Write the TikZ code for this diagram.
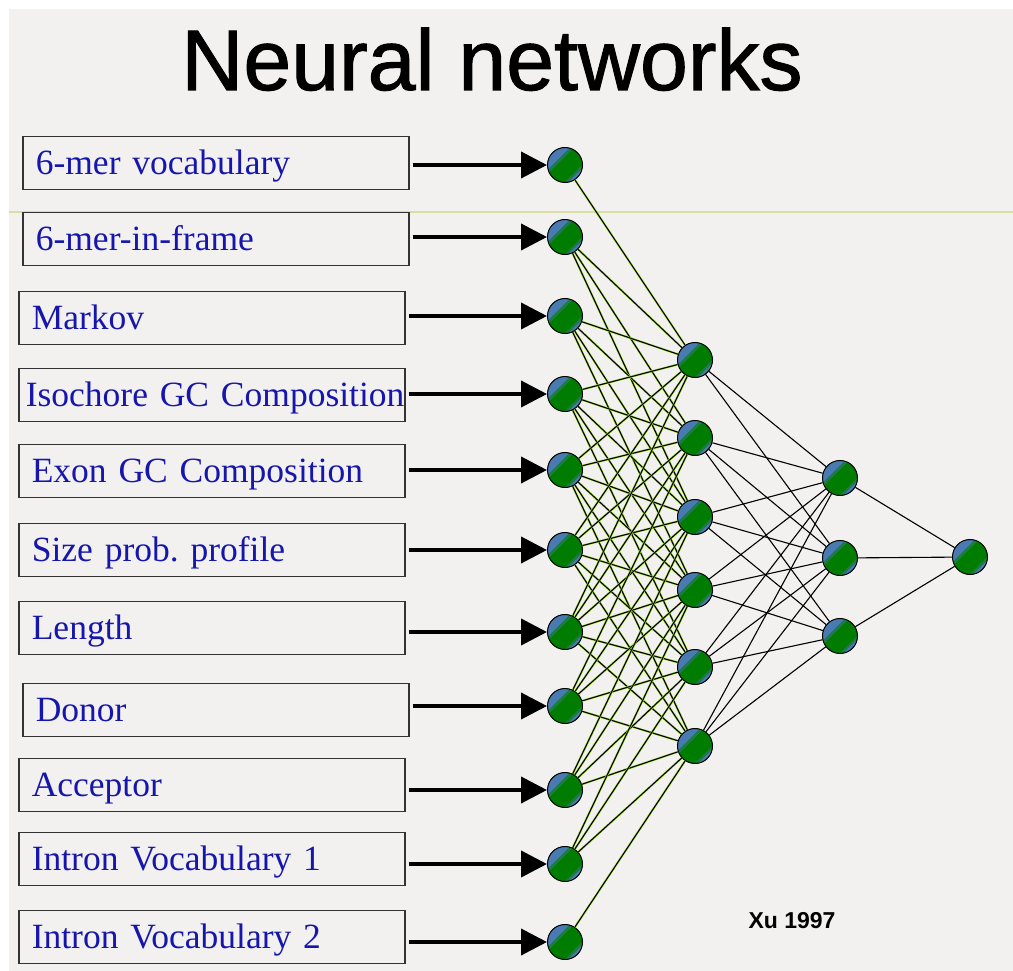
\documentclass[tikz,border=0pt]{standalone}
\usepackage{fontspec}
\setmainfont{Liberation Serif}
\newfontfamily\headfont{Liberation Sans}
\newfontfamily\titlefont[FakeBold=1.2]{Liberation Sans}
\usepackage{tikz}
\usetikzlibrary{arrows.meta}
\frenchspacing

\definecolor{slidebg}{RGB}{242,241,240}
\definecolor{rulegold}{RGB}{218,222,160}
\definecolor{featblue}{RGB}{22,22,172}
\definecolor{nblue}{RGB}{74,122,178}
\definecolor{ngreen}{RGB}{0,124,0}
\definecolor{wiregreen}{RGB}{168,224,60}

\tikzstyle{feature} = [rectangle, draw=black!80, line width=1.6pt, anchor=west, minimum height=53pt, text width=360pt, text height=29pt, text depth=6pt, inner xsep=13pt, align=left, text=featblue, font=\fontsize{35.5}{40}\selectfont]
\tikzstyle{neuron} = [circle, draw, line width=1pt, minimum size=35pt, inner sep=0pt, fill=ngreen,
    path picture={\begin{scope}[x=1pt, y=1pt, shift={(path picture bounding box.center)}]
        \fill [nblue!40!ngreen] (-21.2,-12.7) -- (12.7,21.2) -- (0,33.9) -- (-33.9,0) -- cycle;
        \fill [nblue] (-23.3,-10.6) -- (10.6,23.3) -- (0,33.9) -- (-33.9,0) -- cycle;
        \fill [nblue!40!ngreen] (-8.5,-25.5) -- (25.5,8.5) -- (33.9,0) -- (0,-33.9) -- cycle;
        \fill [nblue] (-6.7,-27.2) -- (27.2,6.7) -- (33.9,0) -- (0,-33.9) -- cycle;
    \end{scope}}]
\tikzstyle{feed} = [draw, line width=4pt, shorten <=3pt, -{Triangle[length=26pt,width=26pt]}]
\tikzstyle{wire} = [draw=wiregreen, line width=0.5pt, double=black, double distance=1.1pt]
\tikzstyle{link} = [draw, line width=1.1pt]

\begin{document}
\begin{tikzpicture}[x=1pt, y=-1pt]
            \useasboundingbox (0,0) rectangle (1013,971);
            \fill [white] (0,0) rectangle (1013,971);
            \fill [slidebg] (9,9) rectangle (1013,971);
            \draw [rulegold, line width=2pt] (9,212) -- (1013,212);
            % Title
            \node [anchor=base, font=\titlefont\fontsize{86}{90}\selectfont] (title) at (492,90) {Neural networks};
            % Place feature boxes
            \node [feature] (f1) at (22,163) {6-mer vocabulary};
            \node [feature] (f2) at (22,239) {6-mer-in-frame};
            \node [feature] (f3) at (18,318) {Markov};
            \node [feature, text width=372pt, inner xsep=7pt] (f4) at (18,395) {\mbox{Isochore GC Composition}};
            \node [feature] (f5) at (18,471) {Exon GC Composition};
            \node [feature] (f6) at (18,550) {Size prob. profile};
            \node [feature] (f7) at (18,628) {Length};
            \node [feature] (f8) at (22,710) {Donor};
            \node [feature] (f9) at (18,785) {Acceptor};
            \node [feature] (f10) at (18,859) {Intron Vocabulary 1};
            \node [feature] (f11) at (18,937) {Intron Vocabulary 2};
            % Place input neurons
            \node [neuron] (i1) at (565,165) {};
            \node [neuron] (i2) at (565,237) {};
            \node [neuron] (i3) at (565,316) {};
            \node [neuron] (i4) at (565,394) {};
            \node [neuron] (i5) at (565,470) {};
            \node [neuron] (i6) at (565,550) {};
            \node [neuron] (i7) at (565,632) {};
            \node [neuron] (i8) at (565,706) {};
            \node [neuron] (i9) at (565,790) {};
            \node [neuron] (i10) at (565,864) {};
            \node [neuron] (i11) at (565,942) {};
            % Place hidden and output neurons
            \node [neuron] (h1) at (695,360) {};
            \node [neuron] (h2) at (695,438) {};
            \node [neuron] (h3) at (695,517) {};
            \node [neuron] (h4) at (695,590) {};
            \node [neuron] (h5) at (695,667) {};
            \node [neuron] (h6) at (695,746) {};
            \node [neuron] (k1) at (840,478) {};
            \node [neuron] (k2) at (840,558) {};
            \node [neuron] (k3) at (840,636) {};
            \node [neuron] (o) at (970,557) {};
            \node [font=\headfont\bfseries\fontsize{23}{26}\selectfont, anchor=base] (cite) at (792,928) {Xu 1997};
            % Draw feeds
            \foreach \n in {1,...,11} \path [feed] (f\n.east |- i\n) -- (i\n);
            % Draw edges
            \foreach \t in {1} \path [wire] (i1) -- (h\t);
            \foreach \t in {1,2,3} \path [wire] (i2) -- (h\t);
            \foreach \t in {1,2,3,4} \path [wire] (i3) -- (h\t);
            \foreach \t in {1,...,5} \path [wire] (i4) -- (h\t);
            \foreach \t in {1,...,6} \path [wire] (i5) -- (h\t);
            \foreach \t in {1,...,6} \path [wire] (i6) -- (h\t);
            \foreach \t in {1,...,6} \path [wire] (i7) -- (h\t);
            \foreach \t in {2,...,6} \path [wire] (i8) -- (h\t);
            \foreach \t in {3,...,6} \path [wire] (i9) -- (h\t);
            \foreach \t in {4,5,6} \path [wire] (i10) -- (h\t);
            \foreach \t in {6} \path [wire] (i11) -- (h\t);
            \foreach \t in {1,2} \path [link] (h1) -- (k\t);
            \foreach \s in {2,...,6} \foreach \t in {1,2,3} \path [link] (h\s) -- (k\t);
            \foreach \t in {1,2,3} \path [link] (k\t) -- (o);
\end{tikzpicture}
\end{document}
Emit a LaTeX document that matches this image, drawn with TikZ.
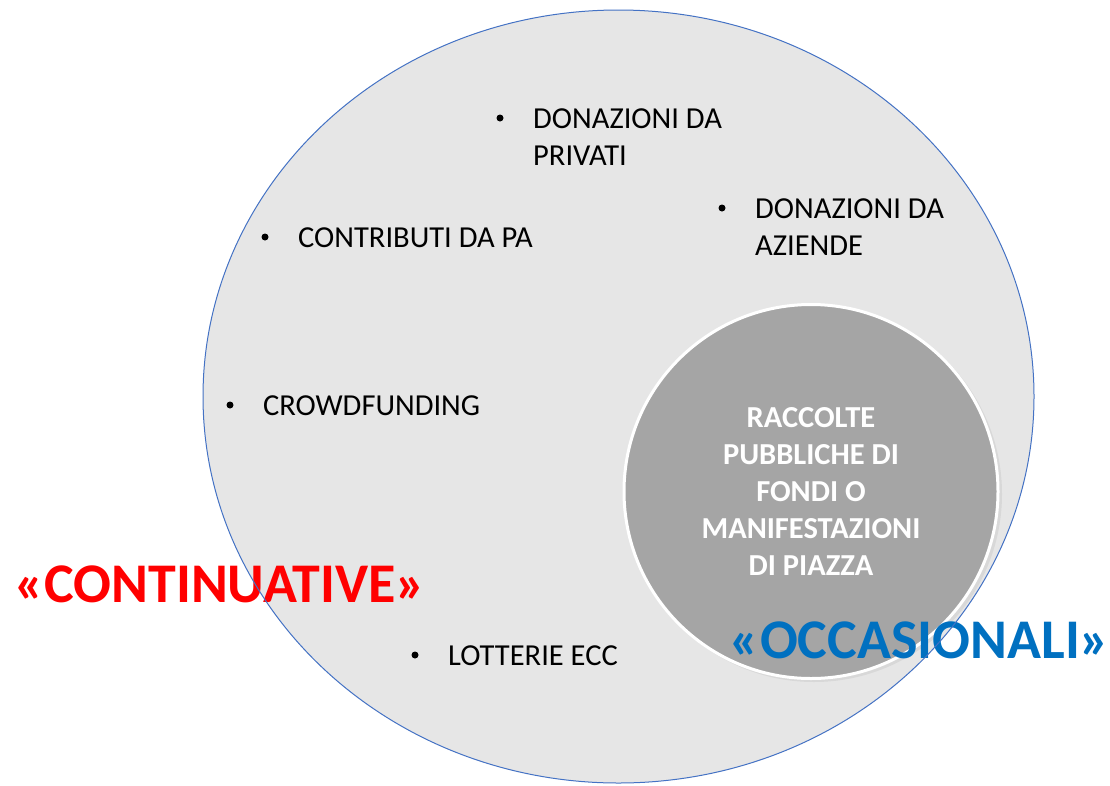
\documentclass[tikz,border=0pt]{standalone}
\usepackage{fontspec}
\setmainfont{Carlito}
\usepackage{tikz}

\definecolor{sfondo}{HTML}{E6E6E6}
\definecolor{bordo}{HTML}{4472C4}
\definecolor{cerchio}{HTML}{A5A5A5}
\definecolor{rosso}{HTML}{FF0000}
\definecolor{blu}{HTML}{0070C0}

\tikzset{
  punto/.style={circle,fill=black,inner sep=0pt,minimum size=7pt},
  voce/.style={anchor=north west,inner sep=0pt,align=left,
    font=\fontsize{30.5}{37}\selectfont},
  etichetta/.style={inner sep=0pt,font=\fontsize{56}{60}\selectfont\bfseries}
}

\begin{document}
\begin{tikzpicture}[x=1pt,y=-1pt]
\pgfmathsetmacro\cx{618.5}
\pgfmathsetmacro\cy{396.5}
\pgfmathsetmacro\rx{415.5}
\pgfmathsetmacro\ry{386.5}
\useasboundingbox (0,0) rectangle (1110,785);

\fill[sfondo] (\cx,\cy) ellipse [x radius=\rx, y radius=\ry];

% shadow of the small circle
\fill[black,opacity=0.06] (814,494) circle [radius=188];
\node[circle,fill=cerchio,draw=white,line width=3pt,minimum size=374pt,
  inner sep=0pt,align=center,text=white,
  font=\fontsize{30.5}{37}\selectfont\bfseries] (raccolte) at (811,491.5)
  {RACCOLTE\\PUBBLICHE DI\\FONDI O\\MANIFESTAZIONI\\DI PIAZZA};

\foreach \nome/\bx/\by/\testo in {privati/500/118/{DONAZIONI DA\\PRIVATI},
  pa/265/237/{CONTRIBUTI DA PA},
  aziende/722/208/{DONAZIONI DA\\AZIENDE},
  crowd/230/405/{CROWDFUNDING},
  lotterie/415/655/{LOTTERIE ECC}} {
  \node[punto] (p\nome) at (\bx,\by) {};
  \node[voce] (t\nome) at (\bx+33,\by-9.8) {\testo};
}

\node[etichetta,text=rosso,anchor=west] (continuative) at (14,584.5)
  {«CONTINUATIVE»};
\node[etichetta,text=blu] (occasionali) at (920,640) {«OCCASIONALI»};

\draw[bordo,line width=1pt] (\cx,\cy) ellipse [x radius=\rx, y radius=\ry];
\end{tikzpicture}
\end{document}
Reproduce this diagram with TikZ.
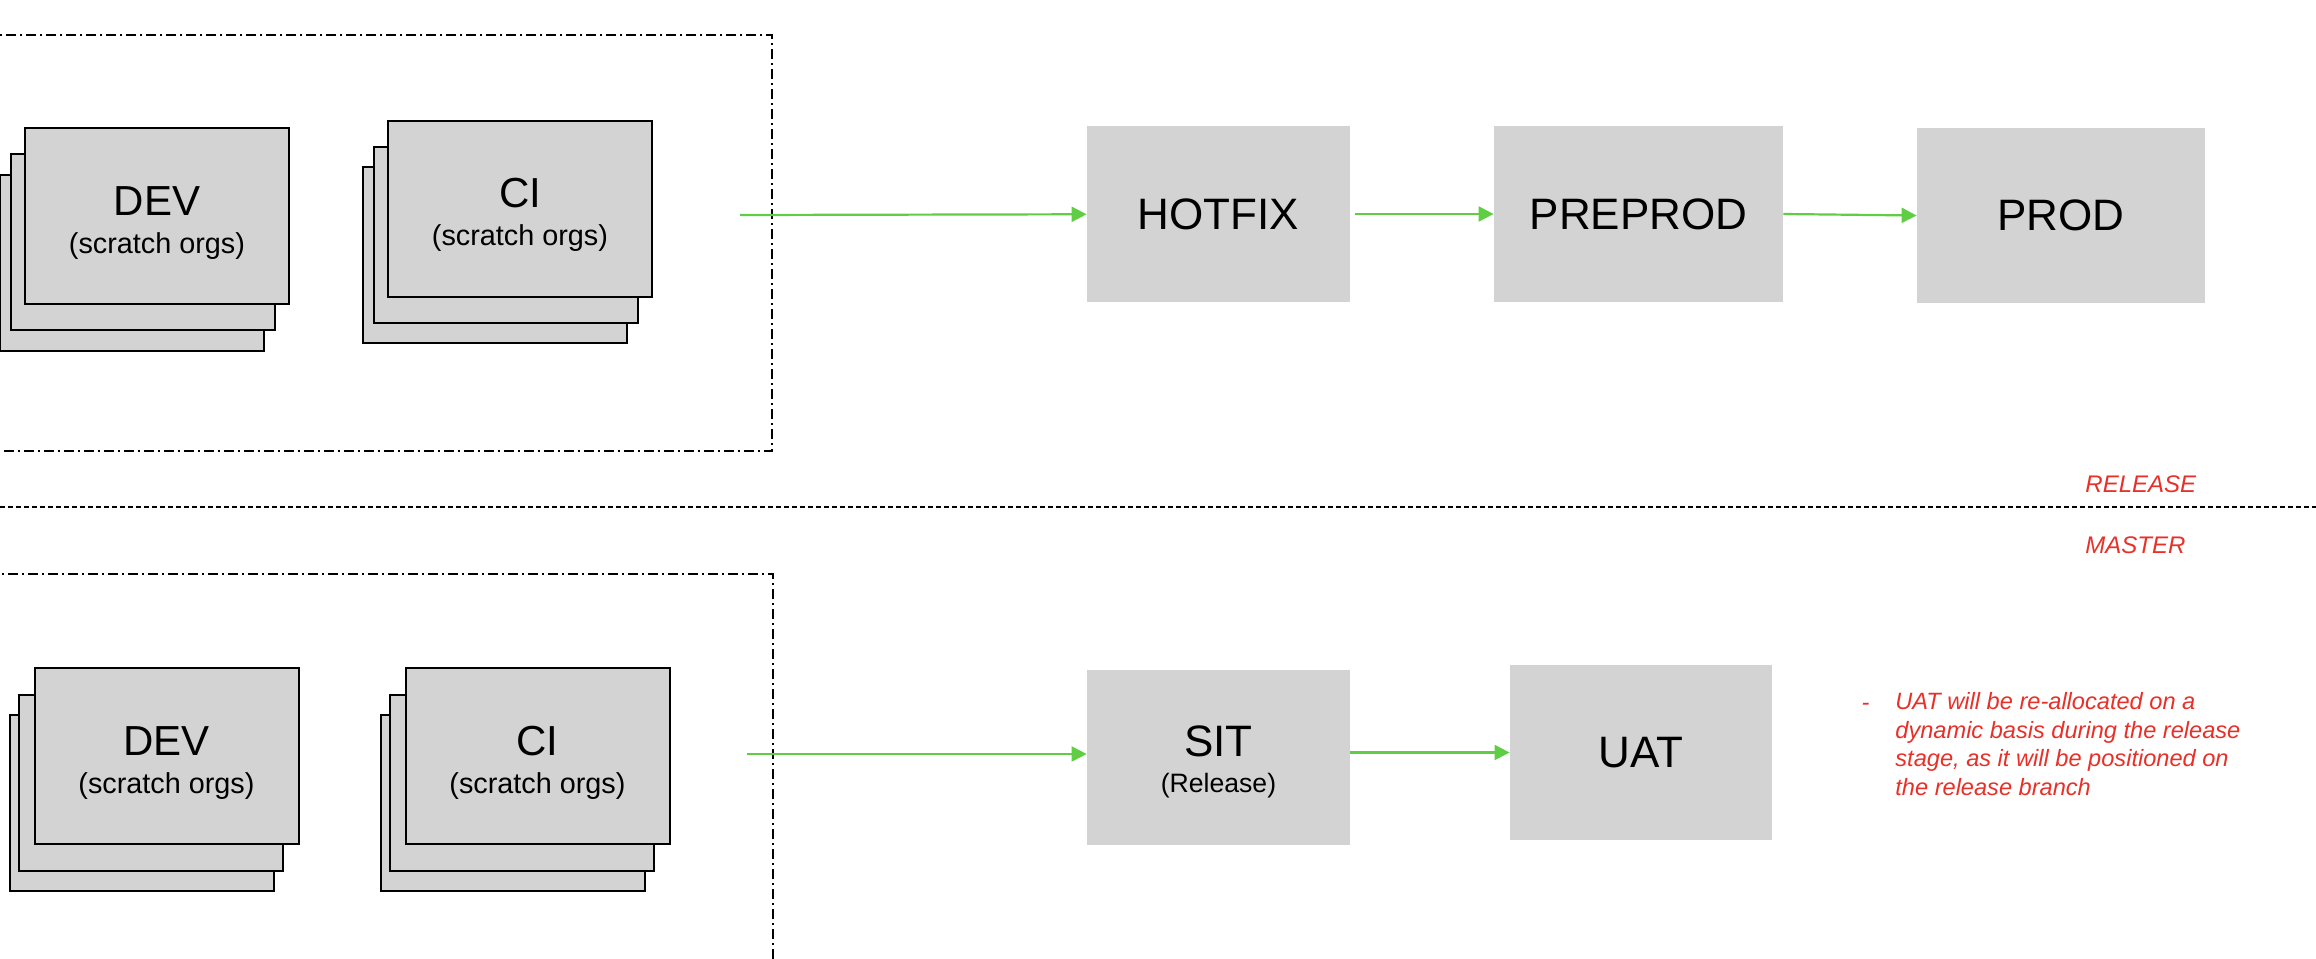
\documentclass[tikz,border=0pt]{standalone}
\usepackage{fontspec}
\setmainfont{Liberation Sans}
\usetikzlibrary{arrows.meta}
\definecolor{boxgray}{HTML}{D3D3D3}
\definecolor{arrowgreen}{RGB}{96,206,68}
\definecolor{notered}{RGB}{232,48,40}
\begin{document}
\begin{tikzpicture}[x=0.5pt,y=-0.5pt,
 orgbox/.style={draw=black, line width=1pt, fill=boxgray, minimum width=132pt, minimum height=88pt, inner sep=0pt},
 envbox/.style={fill=boxgray, inner sep=0pt, font=\fontsize{22}{26}\selectfont},
 title/.style={font=\fontsize{21}{25}\selectfont, anchor=base, inner sep=0pt},
 subtitle/.style={font=\fontsize{14.4}{17}\selectfont, anchor=base, inner sep=0pt},
 garrow/.style={draw=arrowgreen, line width=1.1pt, -{Triangle[length=7.5pt,width=7.5pt]}},
 zone/.style={draw=black, line width=0.9pt, dash pattern=on 5pt off 2pt on 1pt off 2pt},
 branch/.style={text=notered, font=\fontsize{12}{14}\selectfont\itshape, anchor=base west, inner sep=0pt},
 notetext/.style={text=notered, font=\fontsize{11.8}{14.2}\selectfont\itshape, inner sep=0pt},
]
\path[use as bounding box] (0,0) rectangle (2316,958);
\clip (0,0) rectangle (2316,958);

% zones
\draw[zone] (-20,35) rectangle (772,451);
\draw[zone] (-20,574) rectangle (773,990);
\coordinate (l1) at (0,507);
\coordinate (l2) at (2316,507);
\draw[black, line width=0.8pt, dash pattern=on 2.5pt off 1.5pt] (l1) -- (l2);

% top DEV
\node[orgbox] (devtA) at (132,263) {};
\node[orgbox] (devtB) at (142.5,242) {};
\node[orgbox] (devtC) at (157,216) {};
\node[title] (devtT) at (157,215) {DEV};
\node[subtitle] (devtS) at (157,253) {(scratch orgs)};
% top CI
\node[orgbox] (citA) at (495,255) {};
\node[orgbox] (citB) at (505.5,234.5) {};
\node[orgbox] (citC) at (520,209) {};
\node[title] (citT) at (520,207) {CI};
\node[subtitle] (citS) at (520,245) {(scratch orgs)};
% bottom DEV
\node[orgbox] (devbA) at (142,803) {};
\node[orgbox] (devbB) at (151,782.5) {};
\node[orgbox] (devbC) at (166.5,756) {};
\node[title] (devbT) at (166.5,755) {DEV};
\node[subtitle] (devbS) at (166.5,793) {(scratch orgs)};
% bottom CI
\node[orgbox] (cibA) at (512.5,803) {};
\node[orgbox] (cibB) at (522,782.5) {};
\node[orgbox] (cibC) at (537.5,756) {};
\node[title] (cibT) at (537.5,755) {CI};
\node[subtitle] (cibS) at (537.5,793) {(scratch orgs)};

% environments
\node[envbox, minimum width=131.5pt, minimum height=88pt] (hotfix) at (1218.5,214) {HOTFIX};
\node[envbox, minimum width=144.5pt, minimum height=88pt] (preprod) at (1638.5,214) {PREPROD};
\node[envbox, minimum width=144pt, minimum height=87.5pt] (prod) at (2061,215.5) {PROD};
\node[envbox, minimum width=131.5pt, minimum height=87.5pt] (sit) at (1218.5,757.5) {};
\node[title, font=\fontsize{22}{26}\selectfont] (sitT) at (1218.5,756) {SIT};
\node[subtitle, font=\fontsize{13.3}{16}\selectfont] (sitS) at (1218.5,792) {(Release)};
\node[envbox, minimum width=131pt, minimum height=87.5pt] (uat) at (1641,752.5) {UAT};

% arrows
\coordinate (s1) at (740,215);
\coordinate (s2) at (747,754);
\draw[garrow] (s1) -- (hotfix);
\draw[garrow, shorten <=2.5pt] (hotfix.east) -- (preprod.west);
\draw[garrow] (preprod.east) -- (prod.west);
\draw[garrow] (s2) -- (s2 -| sit.west);
\draw[garrow] (sit.east |- uat.west) -- (uat.west);

% labels
\node[branch] (rel) at (2085,492) {RELEASE};
\node[branch] (mas) at (2085,553) {MASTER};
\node[notetext, anchor=base] (bullet) at (1865.5,710) {-};
\node[notetext, align=left, anchor=base west] (note) at (1895,795) {UAT will be re-allocated on a\\dynamic basis during the release\\stage, as it will be positioned on\\the release branch};
\end{tikzpicture}
\end{document}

** PROBLEM TO SOLVE **
Write out each line of the listing above, exactly, from its first line to the line holding "[draw, line width=1.1pt]", inclusive. Skip the pictures.

** SOLUTION **
Write the TikZ code for this diagram.
\documentclass[tikz,border=0pt]{standalone}
\usepackage{fontspec}
\setmainfont{Liberation Serif}
\newfontfamily\headfont{Liberation Sans}
\newfontfamily\titlefont[FakeBold=1.2]{Liberation Sans}
\usepackage{tikz}
\usetikzlibrary{arrows.meta}
\frenchspacing

\definecolor{slidebg}{RGB}{242,241,240}
\definecolor{rulegold}{RGB}{218,222,160}
\definecolor{featblue}{RGB}{22,22,172}
\definecolor{nblue}{RGB}{74,122,178}
\definecolor{ngreen}{RGB}{0,124,0}
\definecolor{wiregreen}{RGB}{168,224,60}

\tikzstyle{feature} = [rectangle, draw=black!80, line width=1.6pt, anchor=west, minimum height=53pt, text width=360pt, text height=29pt, text depth=6pt, inner xsep=13pt, align=left, text=featblue, font=\fontsize{35.5}{40}\selectfont]
\tikzstyle{neuron} = [circle, draw, line width=1pt, minimum size=35pt, inner sep=0pt, fill=ngreen,
    path picture={\begin{scope}[x=1pt, y=1pt, shift={(path picture bounding box.center)}]
        \fill [nblue!40!ngreen] (-21.2,-12.7) -- (12.7,21.2) -- (0,33.9) -- (-33.9,0) -- cycle;
        \fill [nblue] (-23.3,-10.6) -- (10.6,23.3) -- (0,33.9) -- (-33.9,0) -- cycle;
        \fill [nblue!40!ngreen] (-8.5,-25.5) -- (25.5,8.5) -- (33.9,0) -- (0,-33.9) -- cycle;
        \fill [nblue] (-6.7,-27.2) -- (27.2,6.7) -- (33.9,0) -- (0,-33.9) -- cycle;
    \end{scope}}]
\tikzstyle{feed} = [draw, line width=4pt, shorten <=3pt, -{Triangle[length=26pt,width=26pt]}]
\tikzstyle{wire} = [draw=wiregreen, line width=0.5pt, double=black, double distance=1.1pt]
\tikzstyle{link} = [draw, line width=1.1pt]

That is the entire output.